*Task statement:*
Output every line of the material exactly, omitting images.

══════════

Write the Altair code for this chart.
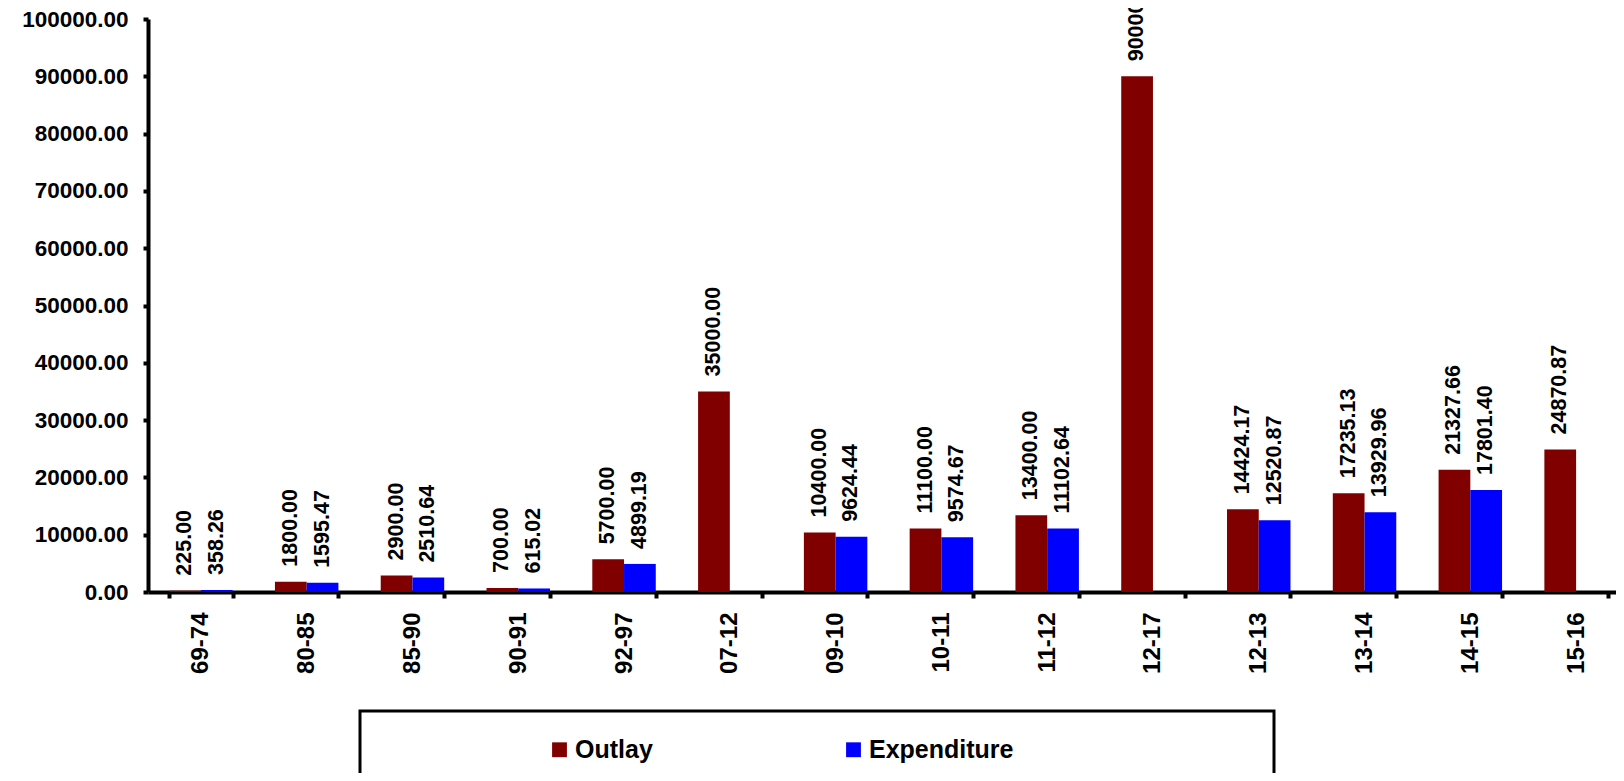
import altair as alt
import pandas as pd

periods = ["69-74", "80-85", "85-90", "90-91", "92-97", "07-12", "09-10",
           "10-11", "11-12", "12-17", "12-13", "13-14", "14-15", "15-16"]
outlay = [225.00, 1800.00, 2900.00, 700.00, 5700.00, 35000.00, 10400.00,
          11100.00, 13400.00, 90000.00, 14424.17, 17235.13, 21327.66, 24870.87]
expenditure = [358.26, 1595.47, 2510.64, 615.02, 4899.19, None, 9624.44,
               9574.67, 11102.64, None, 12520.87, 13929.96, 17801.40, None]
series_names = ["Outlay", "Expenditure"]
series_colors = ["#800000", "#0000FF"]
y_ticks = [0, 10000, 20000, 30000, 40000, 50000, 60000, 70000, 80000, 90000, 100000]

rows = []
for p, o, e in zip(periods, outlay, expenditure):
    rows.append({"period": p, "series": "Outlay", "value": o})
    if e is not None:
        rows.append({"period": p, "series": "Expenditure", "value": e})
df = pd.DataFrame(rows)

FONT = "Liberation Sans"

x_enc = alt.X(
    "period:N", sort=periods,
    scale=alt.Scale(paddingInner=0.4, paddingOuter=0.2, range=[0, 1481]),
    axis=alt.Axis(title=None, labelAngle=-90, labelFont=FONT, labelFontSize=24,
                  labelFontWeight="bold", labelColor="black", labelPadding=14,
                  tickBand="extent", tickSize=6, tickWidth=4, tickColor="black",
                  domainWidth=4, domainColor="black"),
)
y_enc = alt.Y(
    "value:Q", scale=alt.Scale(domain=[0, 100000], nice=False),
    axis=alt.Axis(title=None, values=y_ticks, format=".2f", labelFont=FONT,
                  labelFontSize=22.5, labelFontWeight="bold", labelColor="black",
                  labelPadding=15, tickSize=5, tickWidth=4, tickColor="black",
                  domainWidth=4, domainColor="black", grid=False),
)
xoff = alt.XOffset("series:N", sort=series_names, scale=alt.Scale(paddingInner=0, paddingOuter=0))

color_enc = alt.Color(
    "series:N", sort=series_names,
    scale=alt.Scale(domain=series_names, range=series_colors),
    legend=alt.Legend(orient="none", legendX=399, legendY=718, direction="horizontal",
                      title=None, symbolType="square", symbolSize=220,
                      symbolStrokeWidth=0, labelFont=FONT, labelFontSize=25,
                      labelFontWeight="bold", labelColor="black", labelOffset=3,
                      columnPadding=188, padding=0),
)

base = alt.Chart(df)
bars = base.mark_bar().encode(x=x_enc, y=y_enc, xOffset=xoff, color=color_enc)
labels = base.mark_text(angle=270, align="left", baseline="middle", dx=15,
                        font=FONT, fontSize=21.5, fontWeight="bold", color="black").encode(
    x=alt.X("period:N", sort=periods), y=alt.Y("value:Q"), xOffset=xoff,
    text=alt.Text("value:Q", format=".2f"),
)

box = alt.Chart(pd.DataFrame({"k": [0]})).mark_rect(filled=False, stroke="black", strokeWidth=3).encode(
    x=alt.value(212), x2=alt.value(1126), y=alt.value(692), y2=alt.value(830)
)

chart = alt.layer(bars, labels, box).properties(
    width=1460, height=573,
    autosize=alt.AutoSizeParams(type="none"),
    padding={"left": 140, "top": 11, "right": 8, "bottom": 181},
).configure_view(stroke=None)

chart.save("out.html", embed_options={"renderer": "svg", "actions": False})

══════════

*Solved problem:*
Write the Altair code for this chart.
import altair as alt
import pandas as pd

periods = ["69-74", "80-85", "85-90", "90-91", "92-97", "07-12", "09-10",
           "10-11", "11-12", "12-17", "12-13", "13-14", "14-15", "15-16"]
outlay = [225.00, 1800.00, 2900.00, 700.00, 5700.00, 35000.00, 10400.00,
          11100.00, 13400.00, 90000.00, 14424.17, 17235.13, 21327.66, 24870.87]
expenditure = [358.26, 1595.47, 2510.64, 615.02, 4899.19, None, 9624.44,
               9574.67, 11102.64, None, 12520.87, 13929.96, 17801.40, None]
series_names = ["Outlay", "Expenditure"]
series_colors = ["#800000", "#0000FF"]
y_ticks = [0, 10000, 20000, 30000, 40000, 50000, 60000, 70000, 80000, 90000, 100000]

rows = []
for p, o, e in zip(periods, outlay, expenditure):
    rows.append({"period": p, "series": "Outlay", "value": o})
    if e is not None:
        rows.append({"period": p, "series": "Expenditure", "value": e})
df = pd.DataFrame(rows)

FONT = "Liberation Sans"

x_enc = alt.X(
    "period:N", sort=periods,
    scale=alt.Scale(paddingInner=0.4, paddingOuter=0.2, range=[0, 1481]),
    axis=alt.Axis(title=None, labelAngle=-90, labelFont=FONT, labelFontSize=24,
                  labelFontWeight="bold", labelColor="black", labelPadding=14,
                  tickBand="extent", tickSize=6, tickWidth=4, tickColor="black",
                  domainWidth=4, domainColor="black"),
)
y_enc = alt.Y(
    "value:Q", scale=alt.Scale(domain=[0, 100000], nice=False),
    axis=alt.Axis(title=None, values=y_ticks, format=".2f", labelFont=FONT,
                  labelFontSize=22.5, labelFontWeight="bold", labelColor="black",
                  labelPadding=15, tickSize=5, tickWidth=4, tickColor="black",
                  domainWidth=4, domainColor="black", grid=False),
)
xoff = alt.XOffset("series:N", sort=series_names, scale=alt.Scale(paddingInner=0, paddingOuter=0))

color_enc = alt.Color(
    "series:N", sort=series_names,
    scale=alt.Scale(domain=series_names, range=series_colors),
    legend=alt.Legend(orient="none", legendX=399, legendY=718, direction="horizontal",
                      title=None, symbolType="square", symbolSize=220,
                      symbolStrokeWidth=0, labelFont=FONT, labelFontSize=25,
                      labelFontWeight="bold", labelColor="black", labelOffset=3,
                      columnPadding=188, padding=0),
)

base = alt.Chart(df)
bars = base.mark_bar().encode(x=x_enc, y=y_enc, xOffset=xoff, color=color_enc)
labels = base.mark_text(angle=270, align="left", baseline="middle", dx=15,
                        font=FONT, fontSize=21.5, fontWeight="bold", color="black").encode(
    x=alt.X("period:N", sort=periods), y=alt.Y("value:Q"), xOffset=xoff,
    text=alt.Text("value:Q", format=".2f"),
)

box = alt.Chart(pd.DataFrame({"k": [0]})).mark_rect(filled=False, stroke="black", strokeWidth=3).encode(
    x=alt.value(212), x2=alt.value(1126), y=alt.value(692), y2=alt.value(830)
)

chart = alt.layer(bars, labels, box).properties(
    width=1460, height=573,
    autosize=alt.AutoSizeParams(type="none"),
    padding={"left": 140, "top": 11, "right": 8, "bottom": 181},
).configure_view(stroke=None)

chart.save("out.html", embed_options={"renderer": "svg", "actions": False})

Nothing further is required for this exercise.